E aqui vem o último movimento: o de Lênin. Apesar de ter mudado de ideia algumas vezes, Lênin voltou a escrever e clamou aos bolcheviques que a hora era de uma insurreição revolucionária — e ela deveria ser liderada pelo Partido Bolchevique. A decisão sobre o que fazer ficaria para outubro.
Outubro: o mês em que a História ganharia um novo capítulo de rompimento — algo impensável para nós, pobres alienados do século XXI. Basicamente, os alemães forçaram os exércitos russos de tal forma que o governo de Keriénski começou a cogitar mudar a capital de Petrogrado para Moscou. Isso enfureceu os socialistas, e é nesse contexto que Lênin “força a barra” para sua ideia de insurreição.
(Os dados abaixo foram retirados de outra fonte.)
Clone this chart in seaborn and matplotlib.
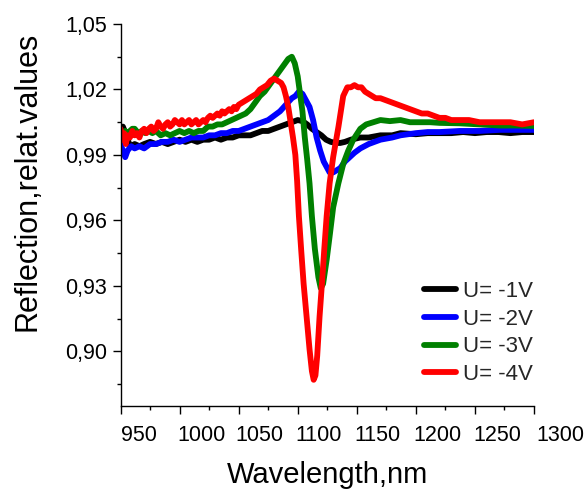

Ele envia cartas a diversos comitês falando sobre a necessidade urgente de uma tomada do poder pelos bolcheviques. Aquele lema de “Todo poder aos sovietes” já dava lugar à tomada de poder pela elite dirigente, para garantir outra demanda do povo: “Pão, Paz e Terra!”. E, só para constar, Lênin passa a ter um aliado forte nesse processo de convencimento: Trótski, que agora, como bolchevique, liderava o soviete da capital — aquele que ele mesmo ajudara a fundar.
Com as discussões se aprofundando nos comitês e sovietes, Keriénski, ainda no poder, descobre os planos e tenta articular a defesa do regime, seja tentando relocar tropas do front para a capital, seja se organizando politicamente. Enquanto isso, Lênin e Trótski prometiam não tomar ação alguma sem a realização de um congresso e o aval de todos. Porém, em 24 de outubro de 1917, o Estado-Maior do Exército manda levantar as pontes da cidade de Petrogrado, assim como em julho — o que enfurece a população. Foi um corre-corre para dominar as cabeças de ponte; até as mulheres do Batalhão da Morte correram para proteger as pontes do Palácio de Inverno, mas, durante a noite, as massas já controlavam a maioria delas.
Enquanto isso, na política, também havia uma corrida nos bastidores. Lênin chegava na madrugada do dia 25, vindo da Finlândia; no parlamento, mencheviques e socialistas revolucionários articulavam uma coalizão exclusivamente socialista. Já Keriénski se via cada vez mais encurralado, ainda mais com a chegada de navios da marinha repletos de revolucionários. Às 11 da manhã do dia 25 de outubro, ele fugiu em busca de reforços.
Lênin queria a tomada do poder antes da abertura do Congresso dos Sovietes, para poder anunciar que a insurreição havia obtido êxito — em grande parte, graças ao apoio do Comitê Revolucionário Militar, que comandava as ações em Petrogrado. Duas ações marcariam o longo 25 de outubro de 1917: a disputa pelo Palácio de Inverno, onde as tropas dos Kadets ainda estavam entrincheiradas, e o II Congresso dos Sovietes, onde Trótski, Lênin e Martov debatiam suas posições. Alguns mencheviques e socialistas revolucionários — incluindo Martov — saíram contrariados com a decisão de tomada de poder feita por Lênin.
Assim, às 5 horas da madrugada de 26 de outubro de 1917, o manifesto de Lênin foi aprovado por ampla maioria dos presentes no Congresso. O governo revolucionário havia sido proclamado.
Golpe ou revolução? Calmaaaa, tem um intruso aqui! “E assim, nasceu a ‘Revolução’ Russa: um golpe de Estado orquestrado por uma minoria elitista que se aproveitou das circunstâncias para tomar o poder. Mas não tema!” (Braga, 2025). O pseudo-historiador faz a gente se sentir inteligente — talvez esse seja o segredo do seu sucesso. Na verdade, podemos considerar golpe a ação de Lênin no II Congresso dos Sovietes, pois, ao agir pela insurreição, ele impediu qualquer tentativa de formulação de um governo provisório a partir de uma coesão socialista. Porém, foi principalmente uma revolução: o mesmo II Congresso aprovou as demandas do povo, como “Paz e Terra” e outras ações, como o controle operário e o direito à secessão. Nunca na história houve tanta concessão às maiorias. E aqui fica uma coisa bem clara: o Congresso não apoiou mudanças feitas de cima para baixo, como funciona no governo liberal que o Tiaguinho tanto ama — essas mudanças foram feitas de baixo para cima. E você, quer algo mais revolucionário do que isso?